Rosicrucian Writings Online


Humility at the Threshold

(A Rosaecrucian Exhortation of the Middle Ages)
 
Translated by "Profundis" Ill.
   
[From The American Rosae Crucis June 1916]
 
 
AT the threshold I stand before my God as but dust and ashes. If I count myself more, behold Thou standest against me, and my iniquities bear true testimony, and I cannot gainsay it. But if I humble myself and bring myself to naught, and shrink from all self-esteem, and grind myself to dust, which I am, thy Spirit will be favourable unto me, and Thy Light will cast its rays upon me; and all my self-esteem, how little soever it be, shall be swallowed up in the depths of my nothingness, and shall perish forever.
 
At the Threshold Thou showest to me myself, WHAT I AM, what I was, and whither I have come: SO FOOLISH WAS I AND IGNORANT. If I am left to myself, behold I am nothing, I am all weakness; but if suddenly I face the Spirit, immediately I am made strong, and filled with joy. And it is a great marvel that I am so suddenly raised up and so graciously illumined by Thy Light.
 
All this is the work of Thy Love which freely goeth before me and succoureth me in so many necessities, which guardeth me also in great dangers and snatcheth me, as I may truly say, from innumerable evils.
 
Therefore will I approach the Threshold with humility, and without hope or desire for material reward will I seek permission to come into God's Temple.
 
For a little reward men make a long journey; for eternal life many will scarce lift a foot once from the ground.

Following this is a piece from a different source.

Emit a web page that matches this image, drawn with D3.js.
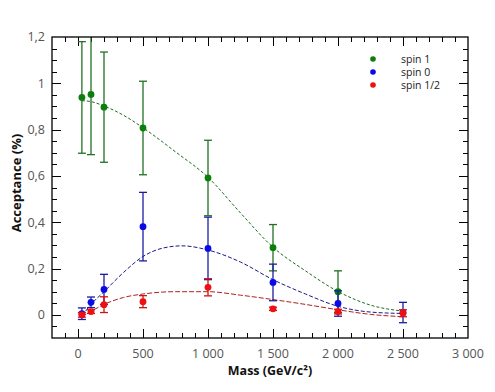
<!DOCTYPE html>
<html>
<head>
<meta charset="utf-8">
<script src="https://cdn.jsdelivr.net/npm/d3@7"></script>
<style>
  body { margin: 0; background: #fff; }
  svg { font-family: "Open Sans", "DejaVu Sans", sans-serif; }
</style>
</head>
<body>
<div id="chart"></div>
<script>
// measured points (mass in GeV/c², acceptance in %, symmetric error)
const masses = [30, 100, 200, 500, 1000, 1500, 2000, 2500];
const spin1Vals = [0.939, 0.952, 0.897, 0.807, 0.591, 0.290, 0.100, null];
const spin1Errs = [0.241, 0.26, 0.238, 0.202, 0.163, 0.100, 0.090, null];
const spin0Vals = [0.005, 0.054, 0.110, 0.381, 0.287, 0.140, 0.049, 0.010];
const spin0Errs = [0.025, 0.023, 0.065, 0.148, 0.135, 0.079, 0.055, 0.044];
const spinHalfVals = [0.000, 0.014, 0.044, 0.057, 0.119, 0.026, 0.014, 0.007];
const spinHalfErrs = [0.010, 0.008, 0.034, 0.026, 0.037, 0.007, 0.010, 0.015];

// fitted curves
const fitMasses1 = [30, 100, 200, 350, 500, 750, 1000, 1250, 1500, 1750, 2000, 2250, 2500];
const fitSpin1 = [0.925, 0.921, 0.902, 0.862, 0.808, 0.704, 0.594, 0.44, 0.292, 0.19, 0.101, 0.042, 0.016];
const fitMasses0 = [30, 100, 200, 350, 500, 650, 800, 1000, 1250, 1500, 1750, 2000, 2250, 2500];
const fitSpin0 = [-0.005, 0.045, 0.100, 0.183, 0.252, 0.288, 0.298, 0.280, 0.228, 0.152, 0.090, 0.037, 0.012, 0.006];
const fitMassesHalf = [30, 100, 200, 350, 500, 750, 1000, 1250, 1500, 1750, 2000, 2250, 2500];
const fitSpinHalf = [-0.008, 0.015, 0.045, 0.075, 0.090, 0.100, 0.100, 0.085, 0.066, 0.045, 0.022, 0.002, -0.008];

const seriesNames = ["spin 1", "spin 0", "spin 1/2"];

const W = 495, H = 392;
const margin = { top: 37, right: 27, bottom: 54, left: 52 };
const iw = W - margin.left - margin.right;
const ih = H - margin.top - margin.bottom;

const locale = d3.formatLocale({ decimal: ",", thousands: " ", grouping: [3], currency: ["", ""] });
const fmtX = locale.format(",d");
const fmtY = locale.format("~g");

const x = d3.scaleLinear().domain([-200, 3000]).range([0, iw]);
const y = d3.scaleLinear().domain([-0.1, 1.2]).range([ih, 0]);

const series = [
  { name: seriesNames[0], vals: spin1Vals, errs: spin1Errs, fx: fitMasses1, fy: fitSpin1,
    dot: "#0a800a", bar: "#237023", line: "#1d6b1d", dash: "3,2" },
  { name: seriesNames[1], vals: spin0Vals, errs: spin0Errs, fx: fitMasses0, fy: fitSpin0,
    dot: "#0a0ae6", bar: "#1c1ca0", line: "#1a1a8a", dash: "4,2" },
  { name: seriesNames[2], vals: spinHalfVals, errs: spinHalfErrs, fx: fitMassesHalf, fy: fitSpinHalf,
    dot: "#ee1010", bar: "#cc1414", line: "#b02020", dash: "5,2" }
];

const svg = d3.select("#chart").append("svg")
  .attr("width", W).attr("height", H);

const g = svg.append("g").attr("transform", `translate(${margin.left},${margin.top})`);

svg.append("defs").append("clipPath").attr("id", "clip")
  .append("rect").attr("width", iw).attr("height", ih);

// ticks (inside the frame, on all four sides)
const xMinor = d3.range(-100, 3000, 100);
const yMinor = d3.range(-0.05, 1.2, 0.05);
const ticks = g.append("g").attr("stroke", "#000").attr("stroke-width", 1);
xMinor.forEach(v => {
  const major = Math.round(v) % 500 === 0;
  const len = major ? 9 : 5;
  const px = Math.round(x(v)) + 0.5;
  ticks.append("line").attr("x1", px).attr("x2", px).attr("y1", ih).attr("y2", ih - len);
  ticks.append("line").attr("x1", px).attr("x2", px).attr("y1", 0).attr("y2", len);
});
yMinor.forEach(v => {
  const major = Math.abs(Math.round(v * 100) % 20) === 0;
  const len = major ? 9 : 5;
  const py = Math.round(y(v)) + 0.5;
  ticks.append("line").attr("y1", py).attr("y2", py).attr("x1", 0).attr("x2", len);
  ticks.append("line").attr("y1", py).attr("y2", py).attr("x1", iw).attr("x2", iw - len);
});

// tick labels
g.append("g").selectAll("text")
  .data(d3.range(0, 3001, 500))
  .join("text")
  .attr("x", d => x(d)).attr("y", ih + 20)
  .attr("text-anchor", "middle")
  .attr("font-size", 12.5).attr("fill", "#555")
  .text(d => fmtX(d));

g.append("g").selectAll("text")
  .data([0, 0.2, 0.4, 0.6, 0.8, 1, 1.2])
  .join("text")
  .attr("x", -7).attr("y", d => y(d)).attr("dy", "0.35em")
  .attr("text-anchor", "end")
  .attr("font-size", 12.5).attr("fill", "#555")
  .text(d => fmtY(d));

// axis titles
svg.append("text")
  .attr("x", 270).attr("y", 375)
  .attr("text-anchor", "middle")
  .attr("font-size", 12.5).attr("font-weight", "bold").attr("fill", "#111")
  .text("Mass (GeV/c²)");

svg.append("text")
  .attr("transform", "translate(21,183) rotate(-90)")
  .attr("text-anchor", "middle")
  .attr("font-size", 13).attr("font-weight", "bold").attr("fill", "#111")
  .text("Acceptance (%)");

const plot = g.append("g").attr("clip-path", "url(#clip)");

// fitted curves
const line = d3.line().curve(d3.curveMonotoneX).x(d => x(d[0])).y(d => y(d[1]));
series.forEach(s => {
  plot.append("path")
    .datum(s.fx.map((m, i) => [m, s.fy[i]]))
    .attr("fill", "none")
    .attr("stroke", s.line)
    .attr("stroke-width", 1)
    .attr("stroke-dasharray", s.dash)
    .attr("d", line);
});

// error bars and points
series.forEach(s => {
  const pts = masses.map((m, i) => ({ m, v: s.vals[i], e: s.errs[i] })).filter(d => d.v !== null);
  const eb = plot.append("g").attr("stroke", s.bar).attr("stroke-width", 1.3);
  pts.forEach(d => {
    const px = x(d.m);
    eb.append("line").attr("x1", px).attr("x2", px).attr("y1", y(d.v - d.e)).attr("y2", y(d.v + d.e));
    eb.append("line").attr("x1", px - 4).attr("x2", px + 4).attr("y1", y(d.v - d.e)).attr("y2", y(d.v - d.e));
    eb.append("line").attr("x1", px - 4).attr("x2", px + 4).attr("y1", y(d.v + d.e)).attr("y2", y(d.v + d.e));
  });
  plot.append("g").selectAll("circle")
    .data(pts)
    .join("circle")
    .attr("cx", d => x(d.m)).attr("cy", d => y(d.v))
    .attr("r", 3.4)
    .attr("fill", s.dot);
});

// frame
g.append("rect")
  .attr("width", iw).attr("height", ih)
  .attr("fill", "none").attr("stroke", "#000").attr("stroke-width", 1.3);

// legend
const legend = g.append("g").attr("transform", `translate(${373 - margin.left},${59 - margin.top})`);
series.forEach((s, i) => {
  legend.append("circle").attr("cx", 0).attr("cy", i * 13).attr("r", 2.8).attr("fill", s.dot);
  legend.append("text").attr("x", 28).attr("y", i * 13).attr("dy", "0.35em")
    .attr("font-size", 10.5).attr("fill", "#222").text(s.name);
});
</script>
</body>
</html>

Mean reward is often sought after; for a single piece of money sometimes there is shameful striving; for a thing which is vain and for a trifling promise, men shrink not from toiling day and night.
 
"I," saith my God, "taught the masters and the Great Prophets, from the beginning, and even now cease I not to speak unto them; but many others are deaf and hardened against my voice; many love to listen to the world rather than to God, they follow after the desires of the flesh more readily than after the good pleasure of God. The world promiseth things that are temporal and small. I promise things that are great and eternal, and the hearts of mortals are slow to stir. What I have promised I will give; what I have said I will fulfil; if only Man remain humble and faithful in my Love unto the end. Therefore am I the rewarder of all good men at the Crossing of the Threshold."